Instructions for the task: Determine how many lines of the data below contain "chart", then give only that number.

Dataset excerpt:
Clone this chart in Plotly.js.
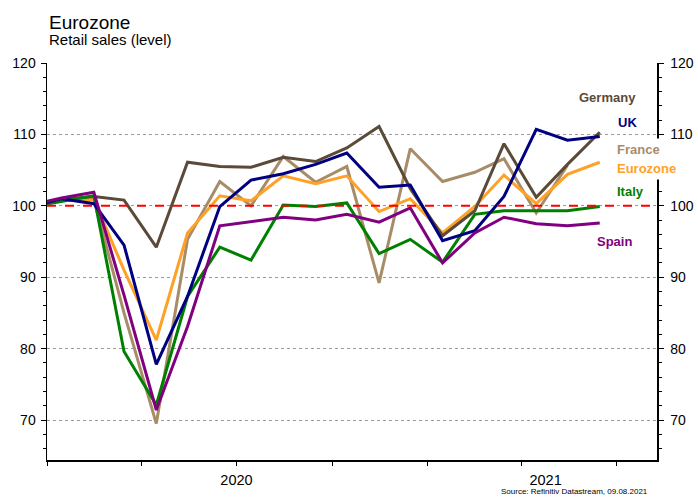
<!DOCTYPE html>
<html>
<head>
<meta charset="utf-8">
<script src="https://cdn.plot.ly/plotly-3.0.1.min.js"></script>
<style>html,body{margin:0;padding:0;background:#fff;}#chart{width:698px;height:499px;}</style>
</head>
<body>
<div id="chart"></div>
<script>
// Monthly observations (plotted mid-month), Dec 2019 .. Jun 2021
var months = ['2019-12-15','2020-01-15','2020-02-15','2020-03-15','2020-04-15','2020-05-15','2020-06-15',
  '2020-07-15','2020-08-15','2020-09-15','2020-10-15','2020-11-15','2020-12-15',
  '2021-01-15','2021-02-15','2021-03-15','2021-04-15','2021-05-15','2021-06-15'];

var germany  = [100.1,100.9,101.3,100.8, 94.2,106.1,105.5,105.4,106.8,106.2,108.1,111.1,102.4, 95.8, 99.3,108.7,101.2,105.8,110.3];
var uk       = [ 99.8,101.0,100.3, 94.5, 77.8, 87.3, 99.9,103.6,104.5,105.8,107.4,102.6,102.9, 95.1, 96.5,101.3,110.7,109.2,109.7];
var france   = [100.2,100.8,100.9, 85.0, 69.5, 95.3,103.4,100.0,106.9,103.3,105.5, 89.2,108.0,103.4,104.7,106.6, 99.0,105.7, null];
var eurozone = [100.2,100.8,100.9, 91.0, 81.2, 96.2,101.4,100.7,104.2,103.1,104.2, 99.2,101.0, 96.2, 99.9,104.3,100.3,104.4,106.1];
var italy    = [ 99.8,100.6,101.4, 79.6, 72.1, 87.3, 94.2, 92.4,100.1, 99.9,100.4, 93.3, 95.3, 92.1, 98.8, 99.3, 99.3, 99.3, 99.9];
var spain    = [100.1,101.1,101.9, 87.5, 71.4, 83.1, 97.2, 97.8, 98.4, 98.0, 98.8, 97.7, 99.7, 92.0, 96.2, 98.4, 97.5, 97.2, 97.6];

var seriesNames = ['France','Eurozone','Germany','Italy','UK','Spain'];
var yearLabels = ['2020','2021'];
var titleText = 'Eurozone';
var subtitleText = 'Retail sales (level)';
var sourceText = 'Source: Refinitiv Datastream, 09.08.2021';
var refLevel = 100;

var FONT = 'Liberation Sans, Arial, sans-serif';
var colors = {France:'#a88c68', Eurozone:'#ffa126', Germany:'#5b4a37', Italy:'#008000', UK:'#000080', Spain:'#800080'};
var dataMap = {France:france, Eurozone:eurozone, Germany:germany, Italy:italy, UK:uk, Spain:spain};

var xRange = ['2020-01-01','2021-08-09'];
var yRange = [64.4, 120];

var traces = seriesNames.map(function(n){
  return {x: months, y: dataMap[n], type:'scatter', mode:'lines', name:n,
    line:{color:colors[n], width:3}, connectgaps:false, showlegend:false, hoverinfo:'skip'};
});

// plot box in px: left 47, right 657, top 63, bottom 460
function px2paperX(px){ return (px-47)/610; }
function px2paperY(py){ return (460-py)/397; }

var labelPos = {
  Germany:[607,97,false], UK:[627.5,123,true], France:[638.5,149.5,true],
  Eurozone:[646.5,168,true], Italy:[630,191,false], Spain:[614,241,false]
};
var annotations = [];
seriesNames.forEach(function(n){
  var p = labelPos[n];
  annotations.push({xref:'paper', yref:'paper', x:px2paperX(p[0]), y:px2paperY(p[1]),
    xanchor:'center', yanchor:'middle', showarrow:false, text:'<b>'+n+'</b>',
    font:{family:FONT, size:13, color:colors[n]},
    bgcolor: p[2] ? '#ffffff' : 'rgba(0,0,0,0)', borderpad:3});
});
annotations.push({xref:'paper', yref:'paper', x:0, y:px2paperY(22), xanchor:'left', yanchor:'middle',
  showarrow:false, text:titleText, font:{family:FONT, size:19, color:'#000'}});
annotations.push({xref:'paper', yref:'paper', x:0, y:px2paperY(40), xanchor:'left', yanchor:'middle',
  showarrow:false, text:subtitleText, font:{family:FONT, size:15, color:'#000'}});
annotations.push({xref:'paper', yref:'paper', x:px2paperX(650), y:px2paperY(491), xanchor:'right', yanchor:'middle',
  showarrow:false, text:sourceText, font:{family:FONT, size:8, color:'#000'}});

var yAxisCommon = {
  range:yRange, tick0:0, dtick:10, ticks:'outside', ticklen:5, tickwidth:1, tickcolor:'#000',
  showline:true, linecolor:'#000', linewidth:1.5, zeroline:false,
  tickfont:{family:FONT, size:14, color:'#000'},
  minor:{dtick:2, tick0:0, ticks:'outside', ticklen:3, tickcolor:'#000', showgrid:false}
};

var layout = {
  width:698, height:499,
  margin:{l:47, r:41, t:63, b:39},
  paper_bgcolor:'#fff', plot_bgcolor:'#fff',
  showlegend:false,
  xaxis:{type:'date', range:xRange, showgrid:false, zeroline:false,
    showline:true, linecolor:'#000', linewidth:2,
    tickmode:'array', tickvals:['2020-01-01','2021-01-01'], ticktext:['',''],
    ticks:'outside', ticklen:7, tickcolor:'#000', showticklabels:false,
    minor:{tick0:'2020-01-01', dtick:'M3', ticks:'outside', ticklen:4, tickcolor:'#000', showgrid:false}},
  xaxis2:{type:'date', overlaying:'x', anchor:'y', side:'bottom', range:xRange,
    showgrid:false, zeroline:false, showline:false, ticks:'',
    tickmode:'array', tickvals:['2020-07-01','2021-04-24'], ticktext:yearLabels,
    ticklabelstandoff:9, tickfont:{family:FONT, size:14.5, color:'#000'}},
  yaxis:Object.assign({}, yAxisCommon, {side:'left', showgrid:true, gridcolor:'#9a9a9a', griddash:'dot', gridwidth:1, ticklabelstandoff:2}),
  yaxis2:Object.assign({}, yAxisCommon, {side:'right', overlaying:'y', anchor:'x', showgrid:false, ticklabelstandoff:4}),
  shapes:[{type:'line', xref:'paper', x0:0, x1:1, yref:'y', y0:refLevel, y1:refLevel,
    line:{color:'#ff0000', width:2, dash:'dash'}, layer:'above'}],
  annotations:annotations
};

// an invisible helper trace so the overlay axes are laid out
traces.push({x:[xRange[0]], y:[refLevel], xaxis:'x2', yaxis:'y2', type:'scatter', mode:'markers',
  marker:{opacity:0}, showlegend:false, hoverinfo:'skip'});

Plotly.newPlot('chart', traces, layout, {displayModeBar:false, staticPlot:true});
</script>
</body>
</html>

Task output: 4